Tenor Ross Hauck, fresh from recording this very piece with Apollo’s Fire last year, brought warmth and color to “Comfort ye my people,” the second piece of Part I, and the following air “Ev’ry valley shall be exalted” showed lovely blend throughout his range as well a clever and personality-filled delivery of the florid, active line. Kevin Deas’s bass sound was that magical combination of rich, clear, and full that projected well without compromising the quality of a single note, no matter how low or how brief. His first solo piece, “Thus saith the Lord,” was dramatic and powerful, especially when contrasted with the slower “But who may abide” which followed. But it was Part III’s “The trumpet shall sound” which was the highlight of Deas’s performance. Singing from memory, Deas used straight tone to great effect in order to imitate the sound of the trumpet, and executed the grandiose over-dotted rhythms handily. Gary Schutza’s trumpet was suitably glorious with long-breathed lines and crisp, round articulation, becoming the de facto leader of the orchestra as he alternated between a duet with Deas and the eminent voice in the orchestra, even introducing embellishments on the da capo that the orchestra had to imitate.

Alto Kirsten Sollek used her dark sound and crisp diction to be a powerfully emotive storyteller, especially during “He was despised” as Sollek interspersed delicious straight-tone with her resonant sound to create a sense of vulnerability, and then exploded into the fiery second part of the aria with electrifying, surprising energy. Expressiveness was soprano Ava Pine’s most valuable asset throughout her solo performances, especially her gorgeous storytelling of “There were shepherds” which led into the triumphant “Glory to God!” chorus. Pine’s emotional palette and vocal control allowed her to shift from light and coquettish one moment to tender and passionate another, all with highly compelling expression that drew the audience into the story.

I was initially concerned about the chorus movements, since the first few on the program were shakily executed; indeed, “And He shall purify” saw the orchestra chorus separated by a whole beat for about a measure before coordination was regained. This movement and a few other of the Part I choruses suffered from similar issues, with weaker sound on fast running passages leading to a muddy sound and loss of pulse rather than Handel’s intended crisp counterpoint.

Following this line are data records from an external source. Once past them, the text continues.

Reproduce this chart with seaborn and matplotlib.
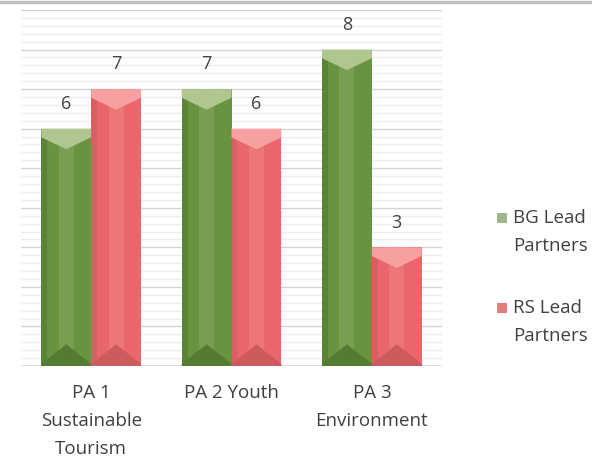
import numpy as np
import matplotlib.pyplot as plt
import seaborn as sns
import pandas as pd
from matplotlib.patches import Polygon, Rectangle
from matplotlib.lines import Line2D

categories = ["PA 1\nSustainable\nTourism", "PA 2 Youth", "PA 3\nEnvironment"]
series = ["BG Lead\nPartners", "RS Lead\nPartners"]
bg_values = [6, 7, 8]
rs_values = [7, 6, 3]

df = pd.DataFrame({
    "cat": categories * 2,
    "series": [series[0]] * 3 + [series[1]] * 3,
    "value": bg_values + rs_values,
})

base = {"BG Lead\nPartners": "#68933f", "RS Lead\nPartners": "#e9676b"}
light = {"BG Lead\nPartners": "#afc78f", "RS Lead\nPartners": "#f6a0a2"}
dark = {"BG Lead\nPartners": "#557a32", "RS Lead\nPartners": "#cf5a5e"}
mid = {"BG Lead\nPartners": "#7da257", "RS Lead\nPartners": "#ef7a7d"}

sns.set_style("white")
plt.rcParams["font.family"] = ["Open Sans", "DejaVu Sans"]
txt = "#404040"

fig = plt.figure(figsize=(5.92, 4.59), dpi=100)
ax = fig.add_axes([21 / 592, 1 - 366 / 459, 421 / 592, 356 / 459])

sns.barplot(data=df, x="cat", y="value", hue="series", palette=base,
            width=0.71, ax=ax, legend=False, saturation=1, zorder=3)

ax.set_ylim(0, 9)
ax.set_xlim(-0.5, 2.5)

# gridlines: major every 1, minor every 0.2
for v in np.arange(0.2, 9.01, 0.2):
    major = abs(v - round(v)) < 1e-6
    ax.axhline(v, color="#d4d4d4" if major else "#ececec", lw=1.0, zorder=1)
ax.axhline(0, color="#d9d9d9", lw=1.2, zorder=2)

# bevel decoration on each bar
hues = [series[0]] * 3 + [series[1]] * 3
vals = bg_values + rs_values
for p, h, v in zip(ax.patches, hues, vals):
    x0 = p.get_x()
    w = p.get_width()
    x1 = x0 + w
    xc = x0 + w / 2
    top = p.get_height()
    p.set_edgecolor("none")
    ax.add_patch(Rectangle((x0 + w * 0.35, 0), w * 0.3, top, color=mid[h], lw=0, zorder=3.5, alpha=0.8))
    ax.add_patch(Rectangle((x0, 0), w * 0.12, top, color=dark[h], lw=0, zorder=3.5, alpha=0.6))
    ax.add_patch(Polygon([(x0, top), (x1, top), (x1, top - 0.22), (xc, top - 0.52), (x0, top - 0.22)],
                         closed=True, color=light[h], lw=0, zorder=4))
    ax.add_patch(Polygon([(x0, 0), (x1, 0), (x1, 0.05), (xc, 0.55), (x0, 0.05)],
                         closed=True, color=dark[h], lw=0, zorder=4))
    ax.text(xc, top + 0.4, str(v), ha="center", va="bottom", fontsize=13, color=txt)

ax.set_xlabel("")
ax.set_ylabel("")
ax.set_yticks([])
ax.tick_params(axis="x", length=0, pad=13, labelsize=13.5, labelcolor=txt)
for lbl in ax.get_xticklabels():
    lbl.set_verticalalignment("top")
    lbl.set_linespacing(1.72)
sns.despine(ax=ax, left=True, bottom=True, top=True, right=True)

# legend drawn by hand so the marker sits on the first line
leg_colors = ["#9fb88a", "#e47b7e"]
leg_tops = [209, 299]
for name, c, t in zip(series, leg_colors, leg_tops):
    fig.text(513 / 592, 1 - t / 459, name, ha="left", va="top", fontsize=13.5,
             color=txt, linespacing=1.72)
    fig.add_artist(Rectangle((497 / 592, 1 - (t + 14) / 459), 10 / 592, 10 / 459,
                             color=c, lw=0, transform=fig.transFigure))

# top border line
fig.add_artist(Line2D([0, 1], [1 - 1.5 / 459, 1 - 1.5 / 459], color="#bfbfbf", lw=2.5))

fig.savefig("out.png", dpi=100)
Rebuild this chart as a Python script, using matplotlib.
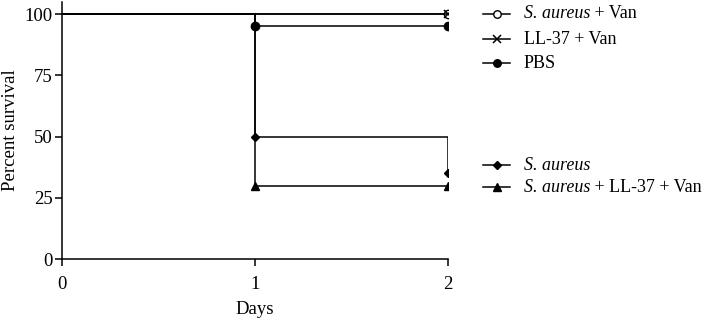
import matplotlib
matplotlib.use("Agg")
import matplotlib.pyplot as plt
from matplotlib.lines import Line2D

plt.rcParams['font.family'] = ['Liberation Serif', 'DejaVu Serif']

days = [0, 1, 2]
sa_van = [100, 100, 100]
ll37_van = [100, 100, 100]
pbs = [100, 95, 95]
sa = [100, 50, 35]
sa_ll37_van = [100, 30, 30]

# legend labels: (italic part, regular part)
legend_labels = [('S. aureus', ' + Van'), ('', 'LL-37 + Van'), ('', 'PBS'),
                 ('S. aureus', ''), ('S. aureus', ' + LL-37 + Van')]

W, H = 708, 320
fig = plt.figure(figsize=(W / 100, H / 100), dpi=100)
ax = fig.add_axes([62/W, 61/H, (448-62)/W, (259-2)/H])

kw = dict(where='post', color='black', lw=1.1)
styles = [dict(marker='o', mfc='white', mec='black', ms=6, markevery=[2]),
          dict(marker='x', mec='black', ms=6, mew=1.1, markevery=[2]),
          dict(marker='o', mfc='black', ms=6, markevery=[1, 2]),
          dict(marker='D', mfc='black', ms=4, markevery=[1, 2]),
          dict(marker='^', mfc='black', ms=6, markevery=[1, 2])]
series = [sa_van, ll37_van, pbs, sa, sa_ll37_van]
for vals, st in zip(series, styles):
    ax.step(days, vals, **kw, **st)

ax.set_xlim(0, 2)
ax.set_ylim(0, 105)
ax.set_xticks([0, 1, 2])
ax.set_yticks([0, 25, 50, 75, 100])
ax.spines['top'].set_visible(False)
ax.spines['right'].set_visible(False)
for s in ('left', 'bottom'):
    ax.spines[s].set_linewidth(1.1)
ax.tick_params(direction='out', length=5, width=1.1, labelsize=13.5)
ax.tick_params(axis='x', pad=7)
ax.tick_params(axis='y', pad=1.5)
ax.set_xlabel('Days', fontsize=13.5, labelpad=6)
ax.set_ylabel('Percent survival', fontsize=13.5, labelpad=4)

# manual legend
rows_y = [14, 39, 63, 165, 187]
for (it, reg), st, y in zip(legend_labels, styles, rows_y):
    fy = 1 - y / H
    fig.add_artist(Line2D([483/W, 510/W], [fy, fy], color='black', lw=1.1,
                          transform=fig.transFigure))
    mst = {k: v for k, v in st.items() if k != 'markevery'}
    mst['ms'] = mst['ms'] * 0.9
    fig.add_artist(Line2D([497/W], [fy], color='black', lw=0,
                          transform=fig.transFigure, **mst))
    x0 = 524 / W
    if it:
        t1 = fig.text(x0, fy, it, style='italic', fontsize=13, va='center', ha='left')
        if reg:
            ax.annotate(reg, xy=(1, 0), xycoords=t1, fontsize=13,
                        va='bottom', ha='left', annotation_clip=False)
    else:
        fig.text(x0, fy, reg, fontsize=13, va='center', ha='left')

fig.savefig('out.png', dpi=100)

However, after these moments of disrepair and uncertainty in Part I, the choir seemed to get better and better as they went, with each of the following choruses stronger than the last.

One of the strongest moments of the evening was the long first scene of Part II. Nine pieces are connected by a common story through the text, and the attacca presentation of the pieces during the performance created a wonderfully threaded story. “Surely he hath borne our griefs”/ “And with his stripes” was the best the choir had sounded so far in the evening, creating a beautifully dark sound that not only matched the serious text but also demonstrated an improvement from earlier choruses with its great balance and fullness.

I was sure, as we approached the end of Part II, that I would be the only nerd in the audience to rise excitedly to my feet in keeping with a centuries-old tradition, so you can imagine my delight when the sold-out crowd in Helzberg Hall all stood at the sounding of the familiar opening strains of the “Hallelujah” chorus. The beloved movement was beautifully performed, with the choir executing the complex lines with strong clarity and the orchestra’s agile performance supported by the power of the Casavant organ and joyful timpani and trumpet.

The popularity of “Hallelujah” has led many to assume that it is not only the greatest chorus of Messiah, but also the final one. Alas! A whole Part III follows it, and whether the final chorus “Worthy is the Lamb”/ “Amen” is greater than any other chorus in the piece is up to personal opinion, but I can say for myself that the complexity, grandeur, and emotional triumph of this finale won my heart long ago, and the Kansas City Symphony et al. did not disappoint. Soaring melodies, carefully woven choral lines, and full-for-its-time orchestration brought the night of oratorio to an exhilarating close that satisfied the excitement I always feel when I listen to this true masterpiece.